=== WORK TO BE COMPLETED ===
Reproduce, please, the span of lines beginning at the line with "What matplotlib code" and ending at the line with "from matplotlib.lines import Line2D", inclusive, minus any pictures.

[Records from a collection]
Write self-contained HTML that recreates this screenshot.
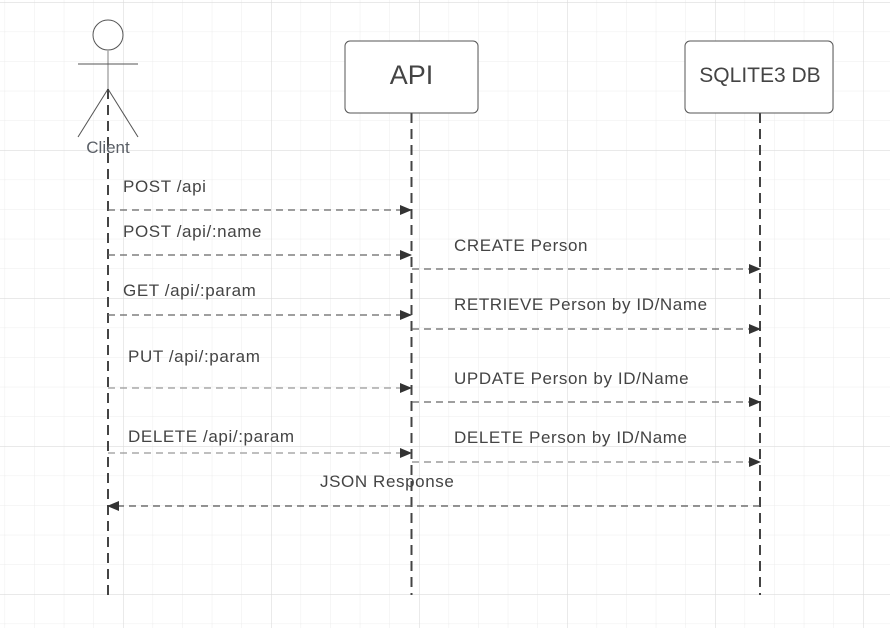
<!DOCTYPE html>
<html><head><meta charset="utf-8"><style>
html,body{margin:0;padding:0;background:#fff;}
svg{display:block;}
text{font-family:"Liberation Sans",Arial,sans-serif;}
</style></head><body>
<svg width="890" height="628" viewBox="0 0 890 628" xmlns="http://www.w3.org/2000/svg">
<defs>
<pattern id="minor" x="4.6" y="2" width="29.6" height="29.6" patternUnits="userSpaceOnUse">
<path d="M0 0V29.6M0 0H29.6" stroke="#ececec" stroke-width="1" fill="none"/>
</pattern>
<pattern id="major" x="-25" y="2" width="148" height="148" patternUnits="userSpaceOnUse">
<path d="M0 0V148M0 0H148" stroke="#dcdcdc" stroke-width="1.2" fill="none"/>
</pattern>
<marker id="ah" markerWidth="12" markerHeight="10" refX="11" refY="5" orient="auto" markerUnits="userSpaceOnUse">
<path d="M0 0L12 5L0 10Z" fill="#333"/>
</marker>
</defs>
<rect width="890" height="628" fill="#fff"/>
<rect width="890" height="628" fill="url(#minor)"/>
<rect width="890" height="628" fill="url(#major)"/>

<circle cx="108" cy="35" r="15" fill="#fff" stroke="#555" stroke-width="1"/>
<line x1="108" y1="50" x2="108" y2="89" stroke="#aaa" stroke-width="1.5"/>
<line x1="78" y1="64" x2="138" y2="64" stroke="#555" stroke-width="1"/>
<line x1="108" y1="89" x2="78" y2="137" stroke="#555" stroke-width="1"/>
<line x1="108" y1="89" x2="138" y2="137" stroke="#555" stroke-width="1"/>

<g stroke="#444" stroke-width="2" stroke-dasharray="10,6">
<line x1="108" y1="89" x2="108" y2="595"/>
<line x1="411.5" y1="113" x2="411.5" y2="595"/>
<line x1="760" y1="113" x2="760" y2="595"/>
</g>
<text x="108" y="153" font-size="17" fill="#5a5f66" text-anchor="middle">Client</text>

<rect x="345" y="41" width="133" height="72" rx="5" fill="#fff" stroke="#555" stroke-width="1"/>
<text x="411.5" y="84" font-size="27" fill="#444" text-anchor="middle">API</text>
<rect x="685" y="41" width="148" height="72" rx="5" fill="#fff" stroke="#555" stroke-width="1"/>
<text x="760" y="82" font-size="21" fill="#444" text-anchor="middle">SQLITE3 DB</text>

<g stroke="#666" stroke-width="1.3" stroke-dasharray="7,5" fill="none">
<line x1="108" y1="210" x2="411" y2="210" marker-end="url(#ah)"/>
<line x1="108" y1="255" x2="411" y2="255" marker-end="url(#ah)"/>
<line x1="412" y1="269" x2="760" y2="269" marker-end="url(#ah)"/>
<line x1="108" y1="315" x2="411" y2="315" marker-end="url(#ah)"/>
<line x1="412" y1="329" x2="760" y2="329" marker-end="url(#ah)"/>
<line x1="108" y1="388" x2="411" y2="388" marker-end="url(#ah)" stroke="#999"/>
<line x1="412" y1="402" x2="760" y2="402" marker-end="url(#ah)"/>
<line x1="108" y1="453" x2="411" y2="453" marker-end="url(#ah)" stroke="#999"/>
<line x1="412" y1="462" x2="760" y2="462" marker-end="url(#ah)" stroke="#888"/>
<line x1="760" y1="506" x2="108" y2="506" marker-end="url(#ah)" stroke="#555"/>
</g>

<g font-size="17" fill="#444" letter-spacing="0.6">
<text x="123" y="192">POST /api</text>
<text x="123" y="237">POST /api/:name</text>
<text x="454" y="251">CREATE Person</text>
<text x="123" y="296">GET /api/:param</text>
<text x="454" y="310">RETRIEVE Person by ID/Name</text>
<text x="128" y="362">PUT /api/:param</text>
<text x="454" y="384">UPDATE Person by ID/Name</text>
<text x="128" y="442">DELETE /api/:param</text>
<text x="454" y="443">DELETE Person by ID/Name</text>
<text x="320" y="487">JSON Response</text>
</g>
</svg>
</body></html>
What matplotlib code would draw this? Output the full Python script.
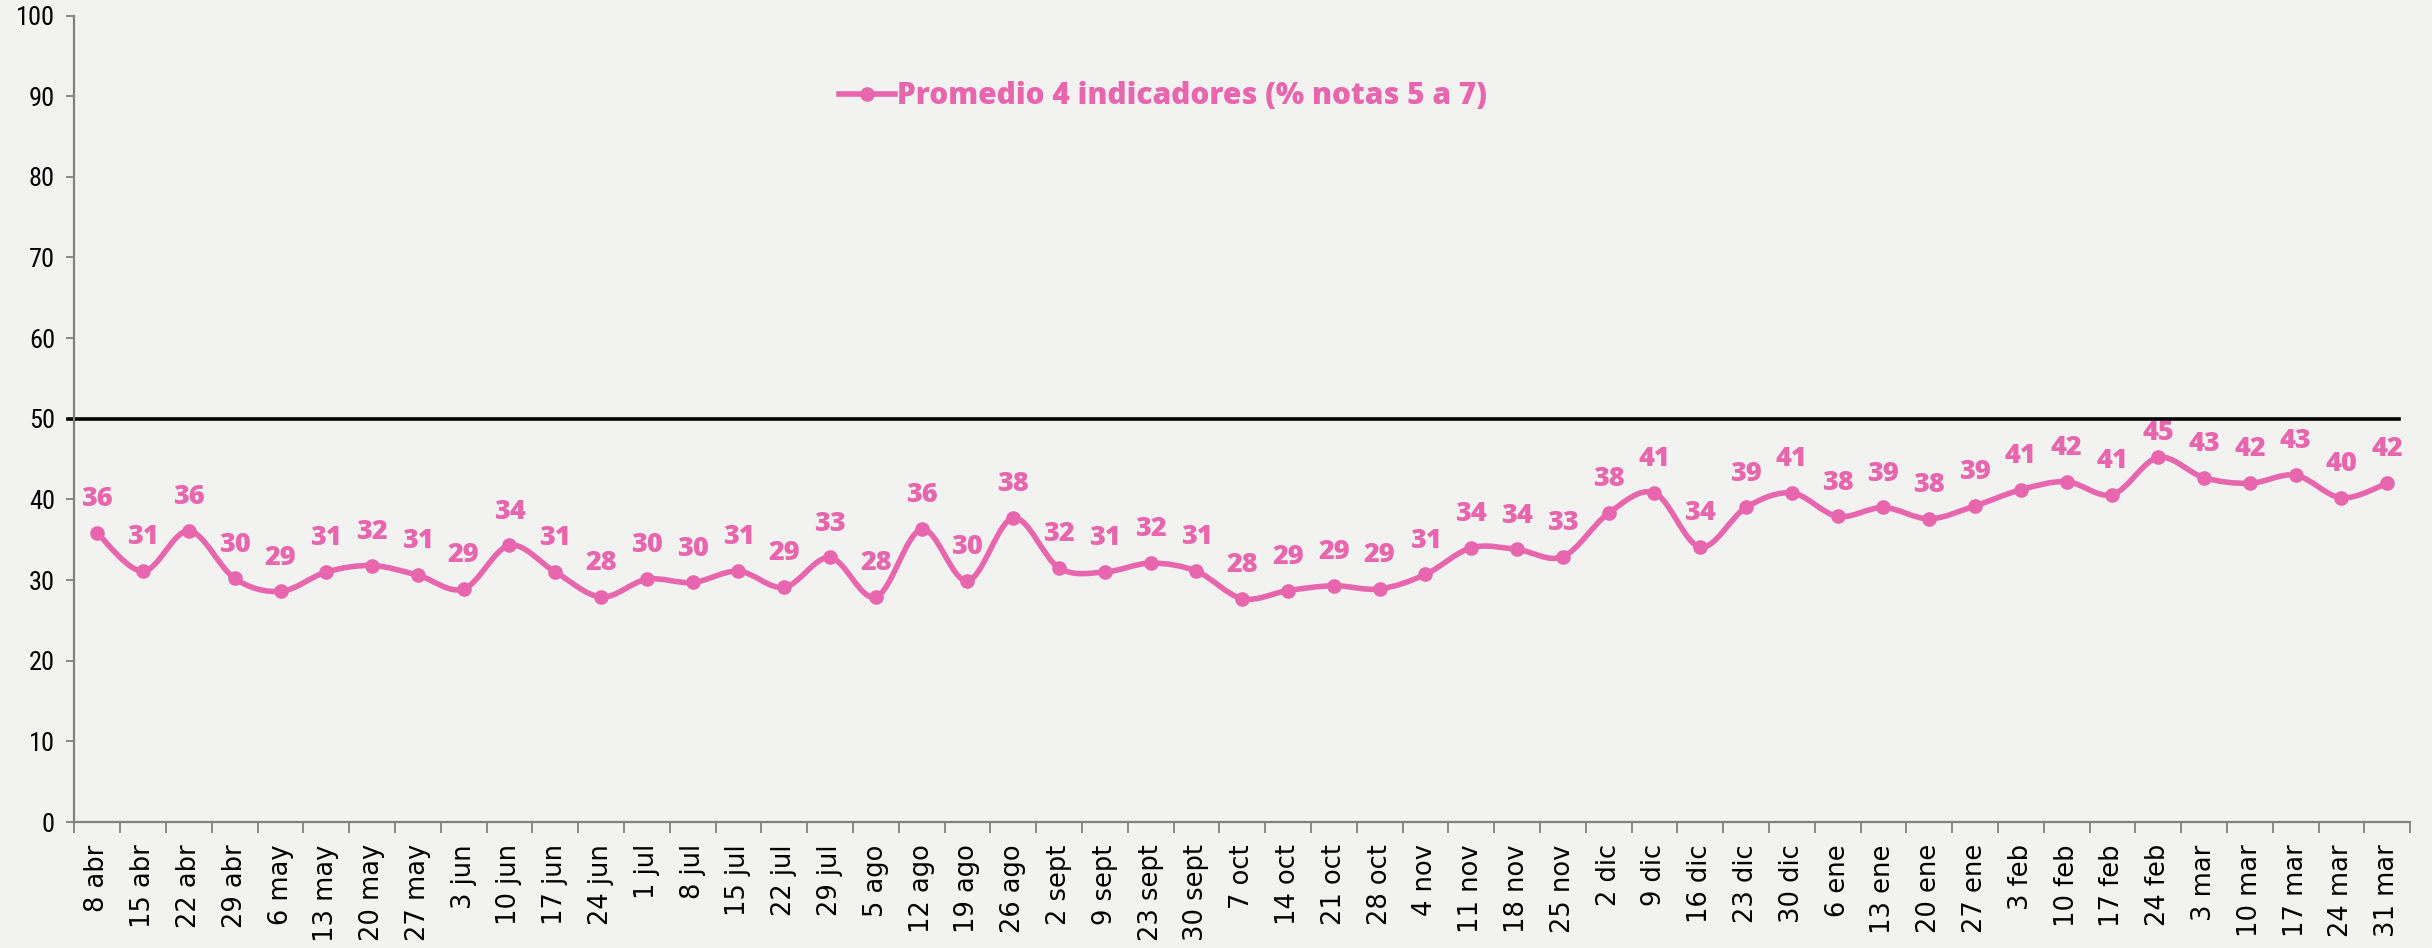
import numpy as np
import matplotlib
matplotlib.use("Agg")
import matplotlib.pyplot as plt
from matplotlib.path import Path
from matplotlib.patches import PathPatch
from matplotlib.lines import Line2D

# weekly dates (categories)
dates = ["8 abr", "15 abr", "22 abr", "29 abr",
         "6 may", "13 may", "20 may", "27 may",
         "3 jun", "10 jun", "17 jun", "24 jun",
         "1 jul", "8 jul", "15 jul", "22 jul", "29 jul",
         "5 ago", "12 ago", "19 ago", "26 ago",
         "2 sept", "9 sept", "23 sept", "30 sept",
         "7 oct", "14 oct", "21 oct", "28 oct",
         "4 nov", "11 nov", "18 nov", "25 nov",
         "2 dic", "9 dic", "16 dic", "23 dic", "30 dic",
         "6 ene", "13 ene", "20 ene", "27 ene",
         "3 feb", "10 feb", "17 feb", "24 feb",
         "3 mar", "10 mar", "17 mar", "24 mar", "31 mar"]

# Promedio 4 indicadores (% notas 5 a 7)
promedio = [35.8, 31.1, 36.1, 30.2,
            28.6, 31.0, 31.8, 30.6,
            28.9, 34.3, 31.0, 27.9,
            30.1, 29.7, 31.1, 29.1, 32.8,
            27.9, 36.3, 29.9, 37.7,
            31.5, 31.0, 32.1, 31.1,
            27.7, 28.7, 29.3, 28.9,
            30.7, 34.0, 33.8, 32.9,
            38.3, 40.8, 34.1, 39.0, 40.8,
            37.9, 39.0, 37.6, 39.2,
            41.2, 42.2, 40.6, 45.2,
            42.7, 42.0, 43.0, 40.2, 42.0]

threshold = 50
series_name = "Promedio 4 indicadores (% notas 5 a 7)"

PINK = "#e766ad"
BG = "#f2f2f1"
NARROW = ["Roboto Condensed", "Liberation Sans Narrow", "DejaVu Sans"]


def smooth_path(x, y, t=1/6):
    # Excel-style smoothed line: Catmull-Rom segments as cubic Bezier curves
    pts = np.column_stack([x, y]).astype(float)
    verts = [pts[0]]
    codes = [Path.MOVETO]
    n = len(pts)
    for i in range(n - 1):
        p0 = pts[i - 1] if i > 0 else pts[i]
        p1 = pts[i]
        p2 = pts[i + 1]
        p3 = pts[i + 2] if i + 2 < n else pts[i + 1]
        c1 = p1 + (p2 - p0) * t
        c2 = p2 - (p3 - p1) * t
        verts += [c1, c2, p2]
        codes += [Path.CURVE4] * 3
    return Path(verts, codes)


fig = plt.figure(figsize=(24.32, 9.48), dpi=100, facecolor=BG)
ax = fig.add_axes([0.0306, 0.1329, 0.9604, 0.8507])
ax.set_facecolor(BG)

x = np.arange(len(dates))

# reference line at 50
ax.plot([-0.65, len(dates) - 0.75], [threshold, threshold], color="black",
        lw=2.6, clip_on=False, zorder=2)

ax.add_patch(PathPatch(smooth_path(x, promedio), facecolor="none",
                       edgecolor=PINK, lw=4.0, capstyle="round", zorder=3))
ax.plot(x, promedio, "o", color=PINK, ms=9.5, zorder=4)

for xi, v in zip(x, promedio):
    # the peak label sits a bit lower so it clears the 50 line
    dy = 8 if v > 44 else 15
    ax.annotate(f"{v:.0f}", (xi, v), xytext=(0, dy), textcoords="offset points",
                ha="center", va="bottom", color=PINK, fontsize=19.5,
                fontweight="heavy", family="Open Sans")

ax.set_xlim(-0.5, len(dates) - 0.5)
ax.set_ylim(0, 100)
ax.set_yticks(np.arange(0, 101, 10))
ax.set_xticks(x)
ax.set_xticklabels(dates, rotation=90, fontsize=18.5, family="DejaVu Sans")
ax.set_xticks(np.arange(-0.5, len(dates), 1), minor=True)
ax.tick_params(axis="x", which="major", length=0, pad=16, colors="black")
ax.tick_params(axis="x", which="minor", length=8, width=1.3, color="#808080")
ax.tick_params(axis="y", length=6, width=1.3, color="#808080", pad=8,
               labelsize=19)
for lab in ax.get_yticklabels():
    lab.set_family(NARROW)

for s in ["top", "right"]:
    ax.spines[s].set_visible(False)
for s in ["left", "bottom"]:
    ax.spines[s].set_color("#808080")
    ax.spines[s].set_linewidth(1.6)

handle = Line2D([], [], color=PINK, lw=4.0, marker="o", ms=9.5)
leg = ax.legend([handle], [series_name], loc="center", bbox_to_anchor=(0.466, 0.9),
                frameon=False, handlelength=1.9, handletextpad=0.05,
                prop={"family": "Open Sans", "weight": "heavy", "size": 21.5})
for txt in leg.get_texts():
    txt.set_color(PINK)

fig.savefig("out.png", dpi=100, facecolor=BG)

=== THE OUTPUT ===
What matplotlib code would draw this? Output the full Python script.
import numpy as np
import matplotlib
matplotlib.use("Agg")
import matplotlib.pyplot as plt
from matplotlib.path import Path
from matplotlib.patches import PathPatch
from matplotlib.lines import Line2D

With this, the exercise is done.